Work required: Begin with the first line of the listing and quote every line through the one containing "import seaborn as sns"; give only those lines.

## Begin Dataset section

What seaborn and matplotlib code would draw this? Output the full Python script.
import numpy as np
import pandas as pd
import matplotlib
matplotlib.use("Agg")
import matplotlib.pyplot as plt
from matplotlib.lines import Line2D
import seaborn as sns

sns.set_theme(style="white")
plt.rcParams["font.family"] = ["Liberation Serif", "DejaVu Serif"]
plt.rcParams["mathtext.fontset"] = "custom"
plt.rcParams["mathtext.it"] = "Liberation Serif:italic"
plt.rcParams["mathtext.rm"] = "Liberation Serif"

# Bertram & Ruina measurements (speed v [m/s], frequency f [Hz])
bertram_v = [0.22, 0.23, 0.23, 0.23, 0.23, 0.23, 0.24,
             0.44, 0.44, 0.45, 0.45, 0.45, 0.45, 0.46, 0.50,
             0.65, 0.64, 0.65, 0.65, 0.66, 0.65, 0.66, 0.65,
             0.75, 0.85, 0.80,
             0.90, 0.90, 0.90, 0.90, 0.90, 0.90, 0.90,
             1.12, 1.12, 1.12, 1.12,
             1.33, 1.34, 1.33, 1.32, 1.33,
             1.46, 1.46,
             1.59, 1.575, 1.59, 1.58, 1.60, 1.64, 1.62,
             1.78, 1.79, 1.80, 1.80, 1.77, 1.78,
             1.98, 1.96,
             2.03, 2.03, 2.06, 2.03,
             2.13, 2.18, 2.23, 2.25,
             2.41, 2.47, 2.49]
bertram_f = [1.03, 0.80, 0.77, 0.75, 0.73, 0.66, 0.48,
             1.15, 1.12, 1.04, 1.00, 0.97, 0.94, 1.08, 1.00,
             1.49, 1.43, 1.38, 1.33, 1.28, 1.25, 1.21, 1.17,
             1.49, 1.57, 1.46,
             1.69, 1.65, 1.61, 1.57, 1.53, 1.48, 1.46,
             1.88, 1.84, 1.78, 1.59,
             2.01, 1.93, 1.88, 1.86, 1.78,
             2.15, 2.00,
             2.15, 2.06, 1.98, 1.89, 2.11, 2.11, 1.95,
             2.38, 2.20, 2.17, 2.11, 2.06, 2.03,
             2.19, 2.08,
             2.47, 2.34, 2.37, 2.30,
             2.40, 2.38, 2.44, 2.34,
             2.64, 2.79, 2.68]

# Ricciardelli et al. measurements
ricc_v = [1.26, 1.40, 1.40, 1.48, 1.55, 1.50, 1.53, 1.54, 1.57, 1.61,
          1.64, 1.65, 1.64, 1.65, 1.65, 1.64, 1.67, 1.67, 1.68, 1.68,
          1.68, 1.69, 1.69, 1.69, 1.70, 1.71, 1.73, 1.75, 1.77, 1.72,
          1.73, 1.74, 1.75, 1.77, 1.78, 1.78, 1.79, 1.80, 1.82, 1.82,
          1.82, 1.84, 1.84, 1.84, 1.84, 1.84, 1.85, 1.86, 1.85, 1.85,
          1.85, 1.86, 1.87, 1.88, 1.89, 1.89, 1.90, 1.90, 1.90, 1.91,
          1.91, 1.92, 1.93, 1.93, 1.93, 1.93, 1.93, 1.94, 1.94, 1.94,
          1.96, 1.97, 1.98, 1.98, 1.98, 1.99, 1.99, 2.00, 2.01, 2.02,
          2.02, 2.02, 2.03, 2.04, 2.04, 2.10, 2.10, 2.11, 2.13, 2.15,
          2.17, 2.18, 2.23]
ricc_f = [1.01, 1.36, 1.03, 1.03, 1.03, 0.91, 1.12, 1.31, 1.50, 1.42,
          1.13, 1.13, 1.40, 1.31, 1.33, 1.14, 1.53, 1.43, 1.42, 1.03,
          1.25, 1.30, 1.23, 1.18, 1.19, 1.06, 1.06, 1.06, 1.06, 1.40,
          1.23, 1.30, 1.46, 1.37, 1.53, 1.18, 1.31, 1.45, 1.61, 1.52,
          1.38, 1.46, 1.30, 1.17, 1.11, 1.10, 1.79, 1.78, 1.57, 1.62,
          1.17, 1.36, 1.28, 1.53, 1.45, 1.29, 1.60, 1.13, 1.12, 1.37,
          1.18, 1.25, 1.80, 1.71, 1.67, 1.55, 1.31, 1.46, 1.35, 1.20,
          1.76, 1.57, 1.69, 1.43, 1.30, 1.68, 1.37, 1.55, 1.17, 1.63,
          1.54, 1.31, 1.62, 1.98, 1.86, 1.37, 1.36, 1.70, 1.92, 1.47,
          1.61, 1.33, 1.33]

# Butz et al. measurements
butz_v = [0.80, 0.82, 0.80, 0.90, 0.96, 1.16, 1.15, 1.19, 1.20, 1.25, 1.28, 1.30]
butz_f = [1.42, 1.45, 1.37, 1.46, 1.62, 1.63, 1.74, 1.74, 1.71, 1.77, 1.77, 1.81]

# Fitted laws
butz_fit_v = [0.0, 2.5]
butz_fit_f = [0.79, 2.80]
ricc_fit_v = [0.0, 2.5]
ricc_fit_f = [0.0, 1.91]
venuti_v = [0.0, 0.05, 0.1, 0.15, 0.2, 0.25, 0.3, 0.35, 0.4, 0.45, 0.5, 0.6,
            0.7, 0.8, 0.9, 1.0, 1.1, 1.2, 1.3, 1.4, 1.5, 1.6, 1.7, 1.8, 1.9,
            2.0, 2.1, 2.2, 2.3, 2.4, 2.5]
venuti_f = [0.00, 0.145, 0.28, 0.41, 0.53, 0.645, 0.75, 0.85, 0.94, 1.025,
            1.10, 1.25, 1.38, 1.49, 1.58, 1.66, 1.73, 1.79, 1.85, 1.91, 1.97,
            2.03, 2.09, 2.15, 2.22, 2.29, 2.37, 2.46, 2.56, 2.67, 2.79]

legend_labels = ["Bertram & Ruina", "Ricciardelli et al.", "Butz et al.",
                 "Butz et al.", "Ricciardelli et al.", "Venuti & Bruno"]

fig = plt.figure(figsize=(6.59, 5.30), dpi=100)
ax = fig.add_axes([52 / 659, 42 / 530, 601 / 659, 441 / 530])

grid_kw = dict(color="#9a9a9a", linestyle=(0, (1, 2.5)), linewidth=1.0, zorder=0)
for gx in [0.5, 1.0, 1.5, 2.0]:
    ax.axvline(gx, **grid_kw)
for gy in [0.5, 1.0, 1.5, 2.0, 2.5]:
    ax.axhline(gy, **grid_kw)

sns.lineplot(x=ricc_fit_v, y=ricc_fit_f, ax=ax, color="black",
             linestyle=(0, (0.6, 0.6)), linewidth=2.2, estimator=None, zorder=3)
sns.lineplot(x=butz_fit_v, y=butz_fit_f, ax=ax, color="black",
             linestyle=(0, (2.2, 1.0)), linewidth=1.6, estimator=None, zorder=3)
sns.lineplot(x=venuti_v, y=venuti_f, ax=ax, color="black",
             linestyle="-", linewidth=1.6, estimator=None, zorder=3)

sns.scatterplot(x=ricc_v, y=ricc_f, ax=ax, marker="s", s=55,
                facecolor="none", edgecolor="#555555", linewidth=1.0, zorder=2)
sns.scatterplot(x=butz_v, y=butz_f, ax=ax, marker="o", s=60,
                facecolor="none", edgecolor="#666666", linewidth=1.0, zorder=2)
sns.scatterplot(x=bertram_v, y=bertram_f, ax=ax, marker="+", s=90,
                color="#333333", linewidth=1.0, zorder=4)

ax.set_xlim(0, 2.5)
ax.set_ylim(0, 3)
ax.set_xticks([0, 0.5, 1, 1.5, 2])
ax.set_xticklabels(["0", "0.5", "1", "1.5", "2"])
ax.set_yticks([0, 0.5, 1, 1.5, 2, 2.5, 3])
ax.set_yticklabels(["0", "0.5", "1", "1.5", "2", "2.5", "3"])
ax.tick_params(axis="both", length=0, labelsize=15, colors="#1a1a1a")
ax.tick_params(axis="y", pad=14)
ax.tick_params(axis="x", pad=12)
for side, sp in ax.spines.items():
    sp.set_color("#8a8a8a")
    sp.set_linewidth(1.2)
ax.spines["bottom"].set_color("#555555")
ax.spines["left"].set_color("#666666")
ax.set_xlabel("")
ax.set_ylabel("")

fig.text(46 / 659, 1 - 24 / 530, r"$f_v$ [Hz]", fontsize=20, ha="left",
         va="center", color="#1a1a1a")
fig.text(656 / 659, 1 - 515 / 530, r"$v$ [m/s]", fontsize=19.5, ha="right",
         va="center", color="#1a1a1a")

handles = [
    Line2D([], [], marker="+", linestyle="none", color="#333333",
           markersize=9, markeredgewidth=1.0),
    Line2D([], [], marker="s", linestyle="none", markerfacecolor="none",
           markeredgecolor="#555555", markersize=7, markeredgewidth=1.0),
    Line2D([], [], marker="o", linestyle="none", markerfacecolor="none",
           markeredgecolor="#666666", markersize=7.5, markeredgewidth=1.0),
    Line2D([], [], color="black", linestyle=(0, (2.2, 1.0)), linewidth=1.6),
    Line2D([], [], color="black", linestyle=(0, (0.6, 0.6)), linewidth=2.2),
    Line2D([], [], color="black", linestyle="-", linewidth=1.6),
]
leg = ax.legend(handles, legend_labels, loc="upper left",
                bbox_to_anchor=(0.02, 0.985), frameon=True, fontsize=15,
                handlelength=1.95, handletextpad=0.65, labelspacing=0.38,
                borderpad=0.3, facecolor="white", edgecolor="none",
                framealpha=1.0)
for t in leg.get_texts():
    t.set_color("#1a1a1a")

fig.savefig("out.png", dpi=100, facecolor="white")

## End Dataset section

Solved problem:
What seaborn and matplotlib code would draw this? Output the full Python script.
import numpy as np
import pandas as pd
import matplotlib
matplotlib.use("Agg")
import matplotlib.pyplot as plt
from matplotlib.lines import Line2D
import seaborn as sns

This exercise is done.